We stayed at the interestingly named Ouranos Traditional Houses (Hotel) at Imerovigli right on the cliff-side and fortunately not too many steps to encounter. There are a few `plunge pools` dotted around but no true swimming pools as such – you need to go to the sea for that. Don`t expect `5 star` luxury – you are paying for the location here and the staggering view from your private terrace. The rooms are comfortable but simple – the bed has a stone base, an `efficient` bathroom and a little kitchen with fridge and tiny stove; so you could cook something if you wanted to. And although the rooms are naturally cool and painted white to reflect the sun, they all have air-conditioning units and ours kept our room at a comfortable 65F. Breakfast is provided and is truly international – you could choose from eggs and bacon, cheese and cold meats, fruit and the traditional Greek cakes and pastries.
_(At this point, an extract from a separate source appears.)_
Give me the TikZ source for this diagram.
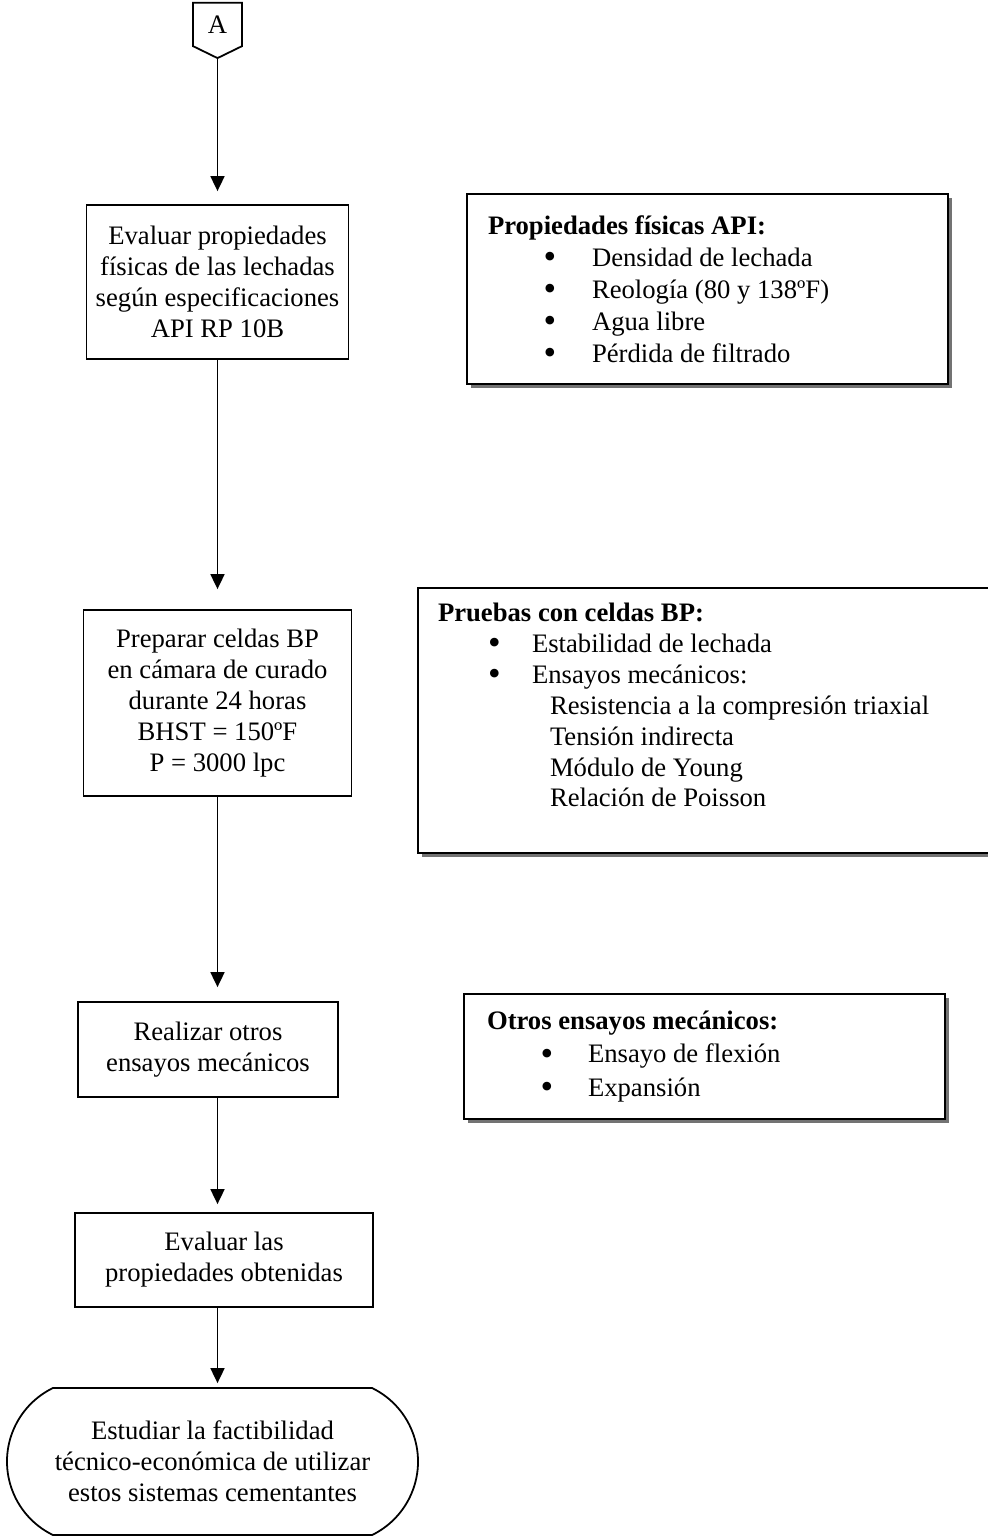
\documentclass[tikz,border=0pt]{standalone}
\usepackage{fontspec}
\usepackage{graphicx}
\setmainfont{Liberation Serif}
\usetikzlibrary{arrows.meta,shapes.misc,shapes.symbols,shadows}
\newdimen\upx \upx=0.45pt
\newcommand{\bala}[3]{\hspace*{#1\upx}\makebox[#2\upx][l]{\smash{\raisebox{-0.2ex}{\scalebox{1.35}{\textbullet}}}}#3}

\begin{document}
\begin{tikzpicture}[x=0.45pt,y=-0.45pt]
\tikzstyle{every node}+=[inner sep=0pt, font=\fontsize{12}{13.9}\selectfont]
\tikzstyle{caja}=[draw, line width=0.8pt, align=center]
\tikzstyle{lado}=[draw, line width=0.8pt, fill=white, align=flush left, drop shadow={shadow xshift=4\upx, shadow yshift=-4\upx, fill=black!55, opacity=1}]
\tikzstyle{flecha}=[line width=0.8pt, -{Triangle[length=6.75pt,width=6.3pt]}]
\useasboundingbox (0,0) rectangle (987,1536);
\coordinate (eje) at (217.5,0);
% conector de pagina
\node[draw, line width=0.8pt, signal, signal to=south, signal pointer angle=128, minimum width=49\upx, minimum height=48\upx] (A) at (217.5,24.5) {A};
% pasos
\node[caja, minimum width=262\upx, minimum height=154\upx] (eval) at (217.5,282) {Evaluar propiedades\\físicas de las lechadas\\según especificaciones\\API RP 10B};
\node[caja, minimum width=268\upx, minimum height=186\upx] (prep) at (217.5,703) {Preparar celdas BP\\en cámara de curado\\durante 24 horas\\BHST = 150ºF\\P = 3000 lpc};
\node[caja, minimum width=260\upx, minimum height=95\upx] (otros) at (208,1049.5) {Realizar otros\\ensayos mecánicos};
\node[caja, minimum width=298\upx, minimum height=94\upx] (evprop) at (224,1260) {Evaluar las\\propiedades obtenidas};
\node[caja, rounded rectangle, rounded rectangle arc length=128, minimum width=411\upx, minimum height=147\upx] (fin) at (212.5,1461.5) {Estudiar la factibilidad\\técnico-económica de utilizar\\estos sistemas cementantes};
% cuadros laterales
\node[lado, minimum width=481\upx, minimum height=190\upx, text width=439\upx, font=\fontsize{12}{14.4}\selectfont] (pfis) at (707.5,289) {\textbf{Propiedades físicas API:}\\
\bala{55.5}{48.5}{Densidad de lechada}\\
\bala{55.5}{48.5}{Reología (80 y 138ºF)}\\
\bala{55.5}{48.5}{Agua libre}\\
\bala{55.5}{48.5}{Pérdida de filtrado}};
\node[lado, minimum width=582\upx, minimum height=265\upx, text width=542\upx] (pbp) at (709,720.5) {\textbf{Pruebas con celdas BP:}\\
\bala{50}{44}{Estabilidad de lechada}\\
\bala{50}{44}{Ensayos mecánicos:}\\
\hspace*{112\upx}Resistencia a la compresión triaxial\\
\hspace*{112\upx}Tensión indirecta\\
\hspace*{112\upx}Módulo de Young\\
\hspace*{112\upx}Relación de Poisson\\
\mbox{}};
\node[lado, minimum width=481\upx, minimum height=125\upx, text width=435\upx, font=\fontsize{12}{15}\selectfont] (pmec) at (704.5,1056.5) {\textbf{Otros ensayos mecánicos:}\\
\bala{53.5}{47.5}{Ensayo de flexión}\\
\bala{53.5}{47.5}{Expansión}};
% flechas
\draw[flecha, shorten >=5.85pt] (A.south) -- (eval.north);
\draw[flecha, shorten >=9pt] (eval.south) -- (prep.north);
\draw[flecha, shorten >=6.3pt] (prep.south) -- (eje |- otros.north);
\draw[flecha, shorten >=3.6pt] (eje |- otros.south) -- (eje |- evprop.north);
\draw[flecha, shorten >=1.8pt] (eje |- evprop.south) -- (eje |- fin.north);
\end{tikzpicture}
\end{document}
Eastern Europeans seem to dominate the catering industry here, as they do now in the UK, so you can be assured that standards of cleanliness and attention to detail are high.
Again, the town of Oia has the most exclusive hotels and tavernas but the downside is that its a magnet for tourists – the streets are crowded with people from cruise ships and tour buses being shepherded around by tour guides with hands in the air waving flags etc. Thira is also very busy although its only a 20 minute stroll from Imerovigli. We thought that Imerovigli was just right in terms of the hotel, the price, the view and offering the degree of quiet that we were looking for!
A wonderful location if you are looking for a relaxing holiday with breathtaking views, perfect weather (sun but a cooling breeze), fantastic food and local wine!